- [Prompt]:
Collect the lines of the entries where "this" shows up.

- [Material provided]:
━━━━━━━━━━

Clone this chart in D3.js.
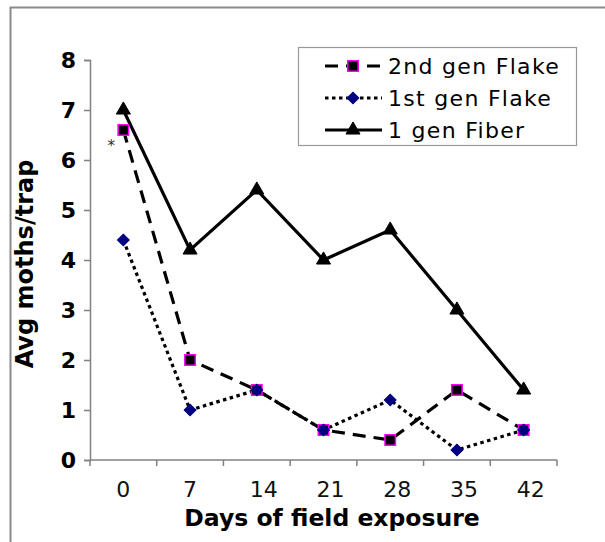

━━━━━━━━━━

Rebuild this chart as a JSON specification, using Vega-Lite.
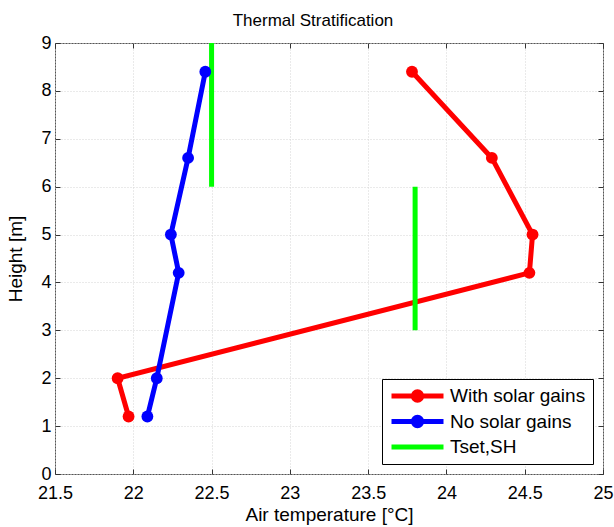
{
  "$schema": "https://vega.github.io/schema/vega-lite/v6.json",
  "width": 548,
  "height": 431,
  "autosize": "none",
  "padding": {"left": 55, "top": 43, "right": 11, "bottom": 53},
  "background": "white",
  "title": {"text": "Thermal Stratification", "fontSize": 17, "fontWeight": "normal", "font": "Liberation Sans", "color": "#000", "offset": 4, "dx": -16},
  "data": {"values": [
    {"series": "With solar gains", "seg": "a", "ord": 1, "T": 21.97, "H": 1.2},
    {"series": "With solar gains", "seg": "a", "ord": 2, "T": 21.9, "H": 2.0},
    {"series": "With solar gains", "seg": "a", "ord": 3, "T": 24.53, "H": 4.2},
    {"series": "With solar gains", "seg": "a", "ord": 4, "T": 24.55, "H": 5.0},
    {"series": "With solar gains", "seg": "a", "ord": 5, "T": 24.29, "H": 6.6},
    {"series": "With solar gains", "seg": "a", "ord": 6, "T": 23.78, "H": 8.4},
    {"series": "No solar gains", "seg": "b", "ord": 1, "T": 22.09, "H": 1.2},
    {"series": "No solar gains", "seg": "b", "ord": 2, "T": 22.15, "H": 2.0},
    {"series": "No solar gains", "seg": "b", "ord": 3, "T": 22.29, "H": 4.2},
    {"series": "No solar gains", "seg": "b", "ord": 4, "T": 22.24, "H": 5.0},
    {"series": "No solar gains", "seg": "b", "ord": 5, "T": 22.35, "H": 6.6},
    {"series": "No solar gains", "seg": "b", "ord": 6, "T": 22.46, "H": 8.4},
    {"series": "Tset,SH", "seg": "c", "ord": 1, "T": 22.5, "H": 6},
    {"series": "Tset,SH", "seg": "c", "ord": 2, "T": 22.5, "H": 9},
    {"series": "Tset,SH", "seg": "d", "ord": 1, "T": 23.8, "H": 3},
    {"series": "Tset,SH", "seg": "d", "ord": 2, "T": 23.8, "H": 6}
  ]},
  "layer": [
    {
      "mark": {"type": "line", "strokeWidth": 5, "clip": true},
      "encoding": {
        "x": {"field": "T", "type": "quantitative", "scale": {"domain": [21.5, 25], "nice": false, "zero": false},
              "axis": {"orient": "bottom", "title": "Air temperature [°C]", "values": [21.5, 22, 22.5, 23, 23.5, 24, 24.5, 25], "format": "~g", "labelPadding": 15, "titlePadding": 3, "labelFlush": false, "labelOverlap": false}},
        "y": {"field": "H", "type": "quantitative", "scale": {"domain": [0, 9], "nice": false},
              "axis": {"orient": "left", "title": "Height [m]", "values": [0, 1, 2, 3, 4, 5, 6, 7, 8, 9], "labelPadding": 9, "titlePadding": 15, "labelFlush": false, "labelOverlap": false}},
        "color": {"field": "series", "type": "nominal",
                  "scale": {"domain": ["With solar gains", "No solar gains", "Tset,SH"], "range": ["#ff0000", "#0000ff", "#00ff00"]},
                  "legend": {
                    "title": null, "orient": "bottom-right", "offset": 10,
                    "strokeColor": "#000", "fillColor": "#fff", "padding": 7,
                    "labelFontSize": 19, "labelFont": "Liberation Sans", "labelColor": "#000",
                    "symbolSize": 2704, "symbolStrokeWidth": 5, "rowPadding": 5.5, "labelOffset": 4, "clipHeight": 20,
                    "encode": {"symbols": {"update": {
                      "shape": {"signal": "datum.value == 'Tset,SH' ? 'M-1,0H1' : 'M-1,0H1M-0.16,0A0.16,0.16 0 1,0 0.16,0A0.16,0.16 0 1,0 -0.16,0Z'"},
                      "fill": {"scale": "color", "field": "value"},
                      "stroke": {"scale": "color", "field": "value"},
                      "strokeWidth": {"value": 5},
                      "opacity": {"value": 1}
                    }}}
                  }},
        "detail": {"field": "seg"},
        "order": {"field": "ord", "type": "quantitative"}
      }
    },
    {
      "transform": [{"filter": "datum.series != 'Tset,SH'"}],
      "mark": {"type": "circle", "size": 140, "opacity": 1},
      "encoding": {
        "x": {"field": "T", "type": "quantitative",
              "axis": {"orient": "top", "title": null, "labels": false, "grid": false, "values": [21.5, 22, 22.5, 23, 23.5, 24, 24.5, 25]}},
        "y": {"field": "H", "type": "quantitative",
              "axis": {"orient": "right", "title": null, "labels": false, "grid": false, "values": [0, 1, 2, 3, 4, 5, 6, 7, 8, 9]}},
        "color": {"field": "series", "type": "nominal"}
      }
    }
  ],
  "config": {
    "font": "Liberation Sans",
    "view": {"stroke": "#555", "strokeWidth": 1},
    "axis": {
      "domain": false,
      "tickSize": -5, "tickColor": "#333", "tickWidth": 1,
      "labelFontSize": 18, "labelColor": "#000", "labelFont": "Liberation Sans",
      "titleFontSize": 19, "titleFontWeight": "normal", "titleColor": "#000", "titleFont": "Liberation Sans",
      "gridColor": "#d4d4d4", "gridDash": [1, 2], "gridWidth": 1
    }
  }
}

━━━━━━━━━━

- [Answer below]:
Clone this chart in D3.js.
Rebuild this chart as a JSON specification, using Vega-Lite.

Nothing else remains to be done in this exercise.